How you may revoke your proxy. You may revoke the authority granted by your executed proxy card at any time before we exercise it by either (i) filing by 5:00 p.m. Eastern Daylight Time the business day prior to the annual meeting with our Corporate Secretary, Robert K. Brown, a written revocation or a duly executed proxy card bearing a later date, or (ii) by voting in person at the meeting. If your shares are held in a brokerage account, you must make arrangements with your broker or bank to revoke your proxy.

Expenses of solicitation. We will bear all costs of soliciting proxies. We will, upon request, reimburse brokers, custodians and fiduciaries for out-of-pocket expenses incurred in forwarding proxy solicitation materials to the beneficial owners of stock held in their names. In addition to solicitations by mail, our directors, officers and employees may solicit proxies from stockholders in person or by other means of communication, including telephone, facsimile and e-mail, without additional remuneration. We may retain a proxy solicitation firm to assist in the solicitation of proxies. We will bear all reasonable fees and expenses if such a firm is retained.

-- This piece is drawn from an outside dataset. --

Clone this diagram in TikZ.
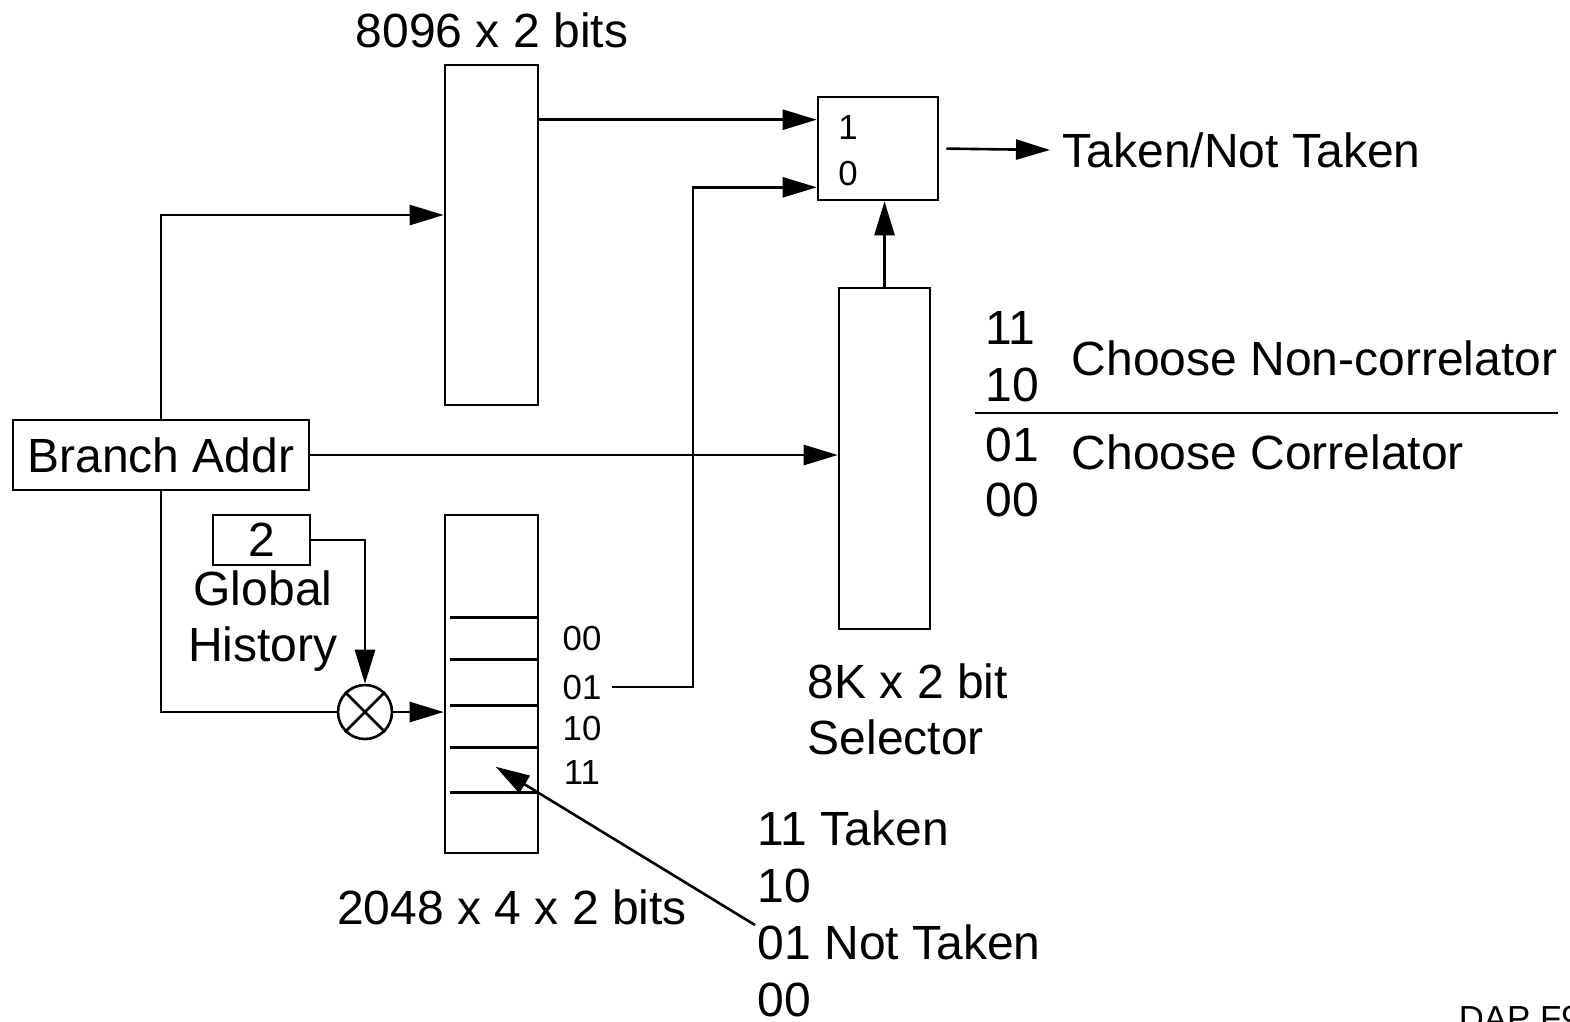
\documentclass[tikz,border=0pt]{standalone}
\usepackage{fontspec}
\setmainfont{Liberation Sans}
\usetikzlibrary{arrows.meta,positioning,calc}

\begin{document}
\begin{tikzpicture}[
  x=0.25pt, y=-0.25pt,
  font=\fontsize{12}{14}\selectfont,
  tbl/.style = {draw, line width=0.65pt, inner sep=0pt, minimum width=23.25pt},
  blk/.style = {draw, line width=0.65pt, inner sep=0pt},
  ln/.style  = {line width=0.65pt},
  arr/.style = {ln, -{Triangle[length=8.5pt, width=5pt]}},
  lbl/.style = {inner sep=0pt, anchor=west},
  sml/.style = {font=\fontsize{8.7}{10}\selectfont, inner sep=0pt},
]
\useasboundingbox (0,0) rectangle (1570,1021);

% --- the three tables and the mux ----------------------------------------------------------
\node[tbl, minimum height=85pt] (pht) at (491.5,235) {};
\node[tbl, minimum height=84.5pt] (bht) at (491.5,684) {};
\node[tbl, minimum width=22.75pt, minimum height=85.25pt] (sel) at (884.5,458.5) {};
\node[blk, minimum width=30pt, minimum height=25.75pt] (mux) at (878,148.5) {};
\node[sml] (m1) at (848,128) {1};
\node[sml] (m0) at (848,173) {0};

\foreach \dy in {104,146,192,234,279}
  \draw[ln] ($(bht.north west)+(6,\dy)$) -- ($(bht.north east)+(0,\dy)$);

\node[sml] (r00) at (582,638) {00};
\node[sml] (r01) at (582,687) {01};
\node[sml] (r10) at (582,728) {10};
\node[sml] (r11) at (582,772) {11};

% --- address, history and the xor ------------------------------------------------------------
\node[blk, minimum width=74pt, minimum height=17.5pt] (ba) at (161,455) {Branch Addr};
\node[blk, minimum width=24.25pt, minimum height=12.5pt] (gh) at (261.5,540) {2};
\node[align=center, inner sep=0pt] (ghl) at (263,621) {Global\\History};
\node[circle, draw, ln, minimum size=13.5pt, inner sep=0pt] (xor) at (365,712) {};
\draw[ln] (xor.north west) -- (xor.south east) (xor.north east) -- (xor.south west);

% --- captions ------------------------------------------------------------------------------------
\node (phtcap) at (492,30) {8096 x 2 bits};
\node (bhtcap) at (512,907) {2048 x 4 x 2 bits};
\node[lbl, align=left] (selcap) at (807,709) {8K x 2 bit\\Selector};
\node[lbl, inner sep=3pt] (tnt) at (1050,150) {Taken/Not Taken};

% --- selector legend ---------------------------------------------------------------------------
\node[lbl] (s11) at (985,328) {11};
\node[lbl] (s10) at (985,385) {10};
\node[lbl] (s01) at (985,445) {01};
\node[lbl] (s00) at (985,500) {00};
\node[lbl] (snc) at (1071,358) {Choose Non-correlator};
\node[lbl] (sc)  at (1071,452) {Choose Correlator};
\draw[ln] (975,413) -- (1558,413);

% --- counter legend ----------------------------------------------------------------------------
\node[lbl] (c11) at (757,828) {11 Taken};
\node[lbl] (c10) at (757,886) {10};
\node[lbl] (c01) at (757,942) {01 Not Taken};
\node[lbl] (c00) at (757,1000) {00};
\node[sml, anchor=base west] (tag) at (1458,1030) {DAP F9};

% --- wires -----------------------------------------------------------------------------------------
\coordinate (in1) at ($(mux.north west)+(0,24)$);
\coordinate (in0) at ($(mux.south west)+(0,-14)$);
\coordinate (ptr) at (755,925);
\coordinate (cell) at ($(bht.north west)+(52,253)$);

\draw[arr] (ba.north) |- ($(pht.west)+(0,-20)$);
\draw[arr] (ba.east) -- (sel.west |- ba.east);
\draw[ln]  (ba.south) |- (xor.west);
\draw[arr] (xor.east) -- (bht.west |- xor.east);
\draw[arr] (gh.east) -| (xor.north);
\draw[arr] (pht.east |- in1) -- (in1);
\draw[arr, shorten <=2.5pt] (r01.east) -- ++(91,0) |- (in0);
\draw[arr] (sel.north) -- (sel.north |- mux.south);
\draw[arr, shorten <=1.75pt] (mux.east) -- (tnt.west);
\draw[arr] (ptr) -- (cell);

\end{tikzpicture}
\end{document}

Householding of Annual Meeting Materials. Some banks, brokers and other nominee record holders may be “householding” our proxy statements and annual reports. This means that only one copy of our proxy statement and annual report to stockholders may have been sent to multiple stockholders in your household. We will promptly deliver a separate copy of either document to you if you call or write us at the following address or telephone number: NewStar Financial, Inc., 500 Boylston St., Suite 1250, Boston, MA 02116, Attn: Corporate Secretary, telephone: (617) 848-2500. If you want to receive separate copies of the proxy statement or annual report to stockholders in the future, or if you are receiving multiple copies and would like to receive only one copy per household, you should contact your bank, broker, or other nominee record holder, or you may contact us at the above address and telephone number. Our annual report is also available on our website at www.newstarfin.com.

No Appraisal Rights. There are no appraisal rights associated with any of the proposals being considered at the annual meeting.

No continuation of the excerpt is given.